Grateful for the Years in My Basket

So, for the last few weeks, I’ve been walking around with my basket of years and reflecting on my past resentments with my age and the future I want to have. Honestly, as I sit here in my new home, in a new country, looking out on to the horizon of possibilities for what comes next, resentment about my age seems silly. Instead, I am overwhelmingly grateful for this life I have now and for the things I have done in the past that have brought me to this point.

And also, when I think about “having” these years in my basket, with the expectation that next year I’ll have one more, I can’t help but think of my friends and family members who never got to collect more than 37, or 40, or 45 years before their baskets were cruelly snatched away. I ask myself now, how can I resent my abundance of years when others would kill “to have” just one more.

So, now, as I think about my upcoming birthday, I have a new outlook. A new perspective. But I still have work to do to dismiss all of the lingering negative emotions around aging. It’s not like I can erase 49 years of disliking my birthday with a single basket. It’s almost instinctual for me to feel that twinge of resentment that comes with saying goodbye to a decade. Especially as I am the product of a culture that glorifies youth and demonizes aging, particularly aging women.  But as I sit in this beautiful location in the south of Spain, it isn’t hard to find counterarguments to my negative self talk. And the truth of the matter is, I don’t feel old. (Okay, true confession, my knees feel a little old, and sometimes when I sit on the hard floor and then try to get up, I feel old AF.) In my mind though, I feel perpetually 37. And I see my friends the same way, youthful, vibrant and ready for adventures. We just have gray hair and grown-up kids now.

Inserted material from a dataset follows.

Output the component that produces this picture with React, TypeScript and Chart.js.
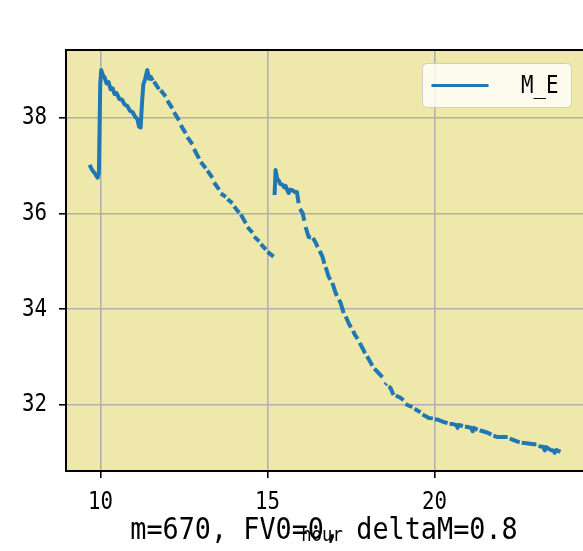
import React, { useEffect, useRef } from "react";
import { Chart, registerables } from "chart.js";
Chart.register(...registerables);

// Time (hour) of each sample; null values in meValues mark missing samples (gaps in the line)
const hours = [
  9.67, 9.76, 9.85, 9.91, 9.95, 9.99, 10.02, 10.08, 10.12, 10.18, 10.24, 10.3, 10.36, 10.42, 10.48,
  10.56, 10.64, 10.72, 10.8, 10.88, 10.96, 11.04, 11.1, 11.15, 11.2, 11.24, 11.28, 11.33, 11.4, 11.45,
  11.5, 11.56, 11.58,
  11.6, 11.75, 11.77, 11.8, 11.95, 11.97, 12.0, 12.15, 12.17, 12.2, 12.35, 12.37, 12.4, 12.55, 12.57,
  12.6, 12.75, 12.77, 12.8, 12.95, 12.97, 13.0, 13.15, 13.17, 13.2, 13.35, 13.37, 13.4, 13.55, 13.57,
  13.6, 13.75, 13.77, 13.8, 13.95, 13.97, 14.0, 14.15, 14.17, 14.2, 14.35, 14.37, 14.4, 14.55, 14.57,
  14.6, 14.75, 14.77, 14.8, 14.95, 14.97, 15.0, 15.18, 15.19,
  15.21, 15.24, 15.29, 15.33, 15.38, 15.45, 15.5, 15.54, 15.6, 15.63, 15.68, 15.75, 15.82, 15.88, 15.93, 15.95,
  15.97, 16.05, 16.1, 16.12, 16.14, 16.23, 16.3, 16.33, 16.36, 16.45, 16.5, 16.53, 16.56, 16.65, 16.7, 16.72,
  16.74, 16.83, 16.88, 16.91, 16.94, 17.04, 17.08, 17.11, 17.14, 17.19, 17.28, 17.31, 17.34, 17.43, 17.5, 17.53,
  17.56, 17.62, 17.7, 17.73, 17.76, 17.87, 17.92, 17.95, 17.98, 18.06, 18.14, 18.17, 18.2, 18.32, 18.44, 18.48,
  18.52, 18.56, 18.59, 18.62, 18.68, 18.77, 18.8, 18.84, 18.98, 19.07, 19.1, 19.13, 19.25, 19.34, 19.37,
  19.4, 19.5, 19.58, 19.61, 19.64, 19.75, 19.82, 19.95, 19.98, 20.01, 20.12, 20.25, 20.39, 20.42,
  20.45, 20.55, 20.66, 20.69, 20.72, 20.85, 20.88, 20.91, 20.99, 21.1, 21.14, 21.18, 21.29, 21.32,
  21.35, 21.45, 21.59, 21.7, 21.73, 21.76, 21.89, 22.05, 22.19, 22.22, 22.25, 22.35, 22.43, 22.55, 22.58,
  22.61, 22.75, 22.96, 23.05, 23.08, 23.11, 23.26, 23.3, 23.34, 23.47, 23.55, 23.6, 23.65, 23.77,
];

const meValues = [
  37.02, 36.9, 36.82, 36.75, 36.85, 38.7, 39.0, 38.88, 38.85, 38.72, 38.75, 38.6, 38.62, 38.5, 38.52,
  38.4, 38.38, 38.28, 38.25, 38.15, 38.12, 38.02, 37.98, 37.82, 37.8, 38.3, 38.7, 38.8, 39.0, 38.82,
  38.86, 38.78, null,
  38.76, 38.6, null, 38.58, 38.45, null, 38.36, 38.2, null, 38.12, 37.95, null, 37.85, 37.68, null,
  37.6, 37.45, null, 37.35, 37.15, null, 37.08, 36.95, null, 36.9, 36.75, null, 36.65, 36.5, null,
  36.42, 36.35, null, 36.3, 36.22, null, 36.15, 36.02, null, 35.98, 35.8, null, 35.72, 35.6, null,
  35.52, 35.42, null, 35.36, 35.25, null, 35.2, 35.1, null,
  36.39, 36.91, 36.72, 36.7, 36.62, 36.6, 36.55, 36.58, 36.48, 36.43, 36.5, 36.49, 36.45, 36.45, 36.22, null,
  36.1, 36.01, 35.85, null, 35.72, 35.51, 35.5, null, 35.49, 35.38, 35.3, null, 35.22, 35.09, 34.95, null,
  34.88, 34.68, 34.62, null, 34.55, 34.34, 34.28, null, 34.2, 34.13, 33.92, null, 33.85, 33.71, 33.62, null,
  33.55, 33.46, 33.38, null, 33.3, 33.15, 33.08, null, 33.02, 32.92, 32.82, null, 32.76, 32.67, 32.58, null,
  32.42, 32.45, null, 32.38, 32.36, 32.21, null, 32.2, 32.15, 32.1, null, 32.02, 31.98, 31.96, null,
  31.92, 31.88, 31.85, null, 31.8, 31.76, 31.73, 31.72, null, 31.7, 31.69, 31.65, 31.62, null,
  31.6, 31.6, 31.58, 31.52, 31.58, 31.56, null, 31.55, 31.54, 31.52, 31.45, 31.52, 31.48, null,
  31.47, 31.45, 31.42, 31.38, null, 31.36, 31.33, 31.33, 31.33, null, 31.3, 31.27, 31.25, 31.22, null,
  31.21, 31.2, 31.18, 31.18, null, 31.14, 31.12, 31.05, 31.12, 31.06, 31.05, 31.0, 31.06, 31.02,
];

const xTicks = [10, 15, 20];
const yTicks = [32, 34, 36, 38];
const seriesLabel = "M_E";
const chartTitle = "m=670, FV0=0, deltaM=0.8";
const xLabel = "hour";

const FONT = '"DejaVu Sans Mono", "Liberation Mono", monospace';
const SQUEEZE = 0.865; // horizontal condensing to mimic a tall, narrow CJK-style Latin face
const LINE_COLOR = "#1f77b4";

function drawText(
  ctx: CanvasRenderingContext2D,
  text: string,
  x: number,
  y: number,
  size: number,
  align: CanvasTextAlign
) {
  ctx.save();
  ctx.translate(x, y);
  ctx.scale(SQUEEZE, 1);
  ctx.font = `${size}px ${FONT}`;
  ctx.textAlign = align;
  ctx.textBaseline = "middle";
  ctx.fillStyle = "#000000";
  ctx.fillText(text, 0, 0);
  ctx.restore();
}

export default function App() {
  const ref = useRef<HTMLCanvasElement>(null);

  useEffect(() => {
    document.body.style.margin = "0";
    const canvas = ref.current;
    if (!canvas) return;

    const decor = {
      id: "decor",
      beforeDraw(chart: any) {
        const { ctx, chartArea: a } = chart;
        ctx.save();
        ctx.fillStyle = "#ffffff";
        ctx.fillRect(0, 0, chart.width, chart.height);
        ctx.fillStyle = "#eee8aa";
        ctx.fillRect(a.left, a.top, a.right - a.left, a.bottom - a.top);
        ctx.restore();
      },
      afterDatasetsDraw(chart: any) {
        const { ctx, chartArea: a } = chart;
        const xs = chart.scales.x;
        const ys = chart.scales.y;
        ctx.save();
        // frame
        ctx.strokeStyle = "#000000";
        ctx.lineWidth = 2;
        ctx.strokeRect(a.left, a.top, a.right - a.left, a.bottom - a.top);

        // tick labels
        xTicks.forEach((v) => drawText(ctx, String(v), xs.getPixelForValue(v), a.bottom + 32, 24, "center"));
        yTicks.forEach((v) => drawText(ctx, String(v), a.left - 19, ys.getPixelForValue(v), 24, "right"));

        // legend
        const bw = 149, bh = 44;
        const bx = a.right - 13 - bw + 0.5, by = a.top + 13 + 0.5;
        const r = 5;
        ctx.beginPath();
        ctx.moveTo(bx + r, by);
        ctx.lineTo(bx + bw - r, by);
        ctx.quadraticCurveTo(bx + bw, by, bx + bw, by + r);
        ctx.lineTo(bx + bw, by + bh - r);
        ctx.quadraticCurveTo(bx + bw, by + bh, bx + bw - r, by + bh);
        ctx.lineTo(bx + r, by + bh);
        ctx.quadraticCurveTo(bx, by + bh, bx, by + bh - r);
        ctx.lineTo(bx, by + r);
        ctx.quadraticCurveTo(bx, by, bx + r, by);
        ctx.closePath();
        ctx.fillStyle = "rgba(255,255,255,0.8)";
        ctx.fill();
        ctx.strokeStyle = "#cccccc";
        ctx.lineWidth = 1;
        ctx.stroke();
        const ly = by + bh / 2;
        ctx.beginPath();
        ctx.moveTo(bx + 9, ly);
        ctx.lineTo(bx + 66, ly);
        ctx.strokeStyle = LINE_COLOR;
        ctx.lineWidth = 3;
        ctx.stroke();
        drawText(ctx, chart.data.datasets[0].label, bx + bw - 13, ly + 1, 24, "right");

        // x label and bottom title (they overlap in the original)
        const cx = (a.left + a.right) / 2;
        drawText(ctx, xLabel, cx - 3, a.bottom + 65, 20, "center");
        drawText(ctx, chartTitle, cx - 1, a.bottom + 60, 31, "center");
        ctx.restore();
      },
    };

    const chart = new Chart(canvas, {
      type: "line",
      data: {
        datasets: [
          {
            label: seriesLabel,
            data: hours.map((h, i) => ({ x: h, y: meValues[i] })),
            borderColor: LINE_COLOR,
            backgroundColor: LINE_COLOR,
            borderWidth: 4,
            borderCapStyle: "butt",
            borderJoinStyle: "round",
            pointRadius: 0,
            tension: 0,
            spanGaps: false,
          } as any,
        ],
      },
      options: {
        responsive: false,
        animation: false,
        devicePixelRatio: 1,
        layout: { padding: { top: 50, left: 0, right: 6, bottom: 0 } },
        plugins: { legend: { display: false }, title: { display: false }, tooltip: { enabled: false } },
        scales: {
          x: {
            type: "linear",
            min: 8.965,
            max: 24.475,
            afterBuildTicks: (s: any) => {
              s.ticks = xTicks.map((v) => ({ value: v }));
            },
            afterFit: (s: any) => {
              s.height = 80;
            },
            grid: { color: "#b0b0b0", lineWidth: 1.6, tickColor: "#000000", tickLength: 7, tickWidth: 1.6 },
            border: { display: false },
            ticks: { display: false },
          },
          y: {
            type: "linear",
            min: 30.62,
            max: 39.42,
            afterBuildTicks: (s: any) => {
              s.ticks = yTicks.map((v) => ({ value: v }));
            },
            afterFit: (s: any) => {
              s.width = 66;
            },
            grid: { color: "#b0b0b0", lineWidth: 1.6, tickColor: "#000000", tickLength: 7, tickWidth: 1.6 },
            border: { display: false },
            ticks: { display: false },
          },
        },
      },
      plugins: [decor],
    });
    return () => chart.destroy();
  }, []);

  return (
    <div style={{ position: "absolute", left: 0, top: 0, width: 583, height: 551, overflow: "hidden" }}>
      <canvas ref={ref} width={590} height={551} style={{ display: "block" }} />
    </div>
  );
}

lessons learned about aging and cake
Lesson learned: Aging is cause for celebration. And I will eat cake!  (C. CynDee from Pexels)

Planning a Personal 50th Birthday Party

The pandemic makes it difficult to plan something grand to celebrate my 50th birthday. But I don’t need to travel to an exotic locale because I already live in paradise. I don’t have any friends in my new hometown so a big party isn’t even in the cards. But that’s okay, because I think my 50th birthday celebration is really about me celebrating me, so my “party” will be personal.  (I actually know what I’m going to do to celebrate turning 50, but it’s a surprise that will be revealed after the fact.)

At the end of the day, when I turn 50 in a few weeks, I am going to thank God, the Universe and modern medical science that I get to add another year to my basket, and I will do my very best to enjoy every single day forever after.

 

 

 

 


Comments

2 responses to “Lessons Learned from a Spanish Verb about Aging”

  1. Christopher Webb Avatar
    Christopher Webb

    Happy Birthday ‼️🥳 Wonderful post. I remember was somewhere in my 40s when I wondered how I was supposed to “act”. I hadn’t a clue so I decided to just be me and that was how “40” looked. Thank you.

    1. Lori Tharps Avatar
      Lori Tharps

      Thank you, Christopher! I’m going for that same vibe!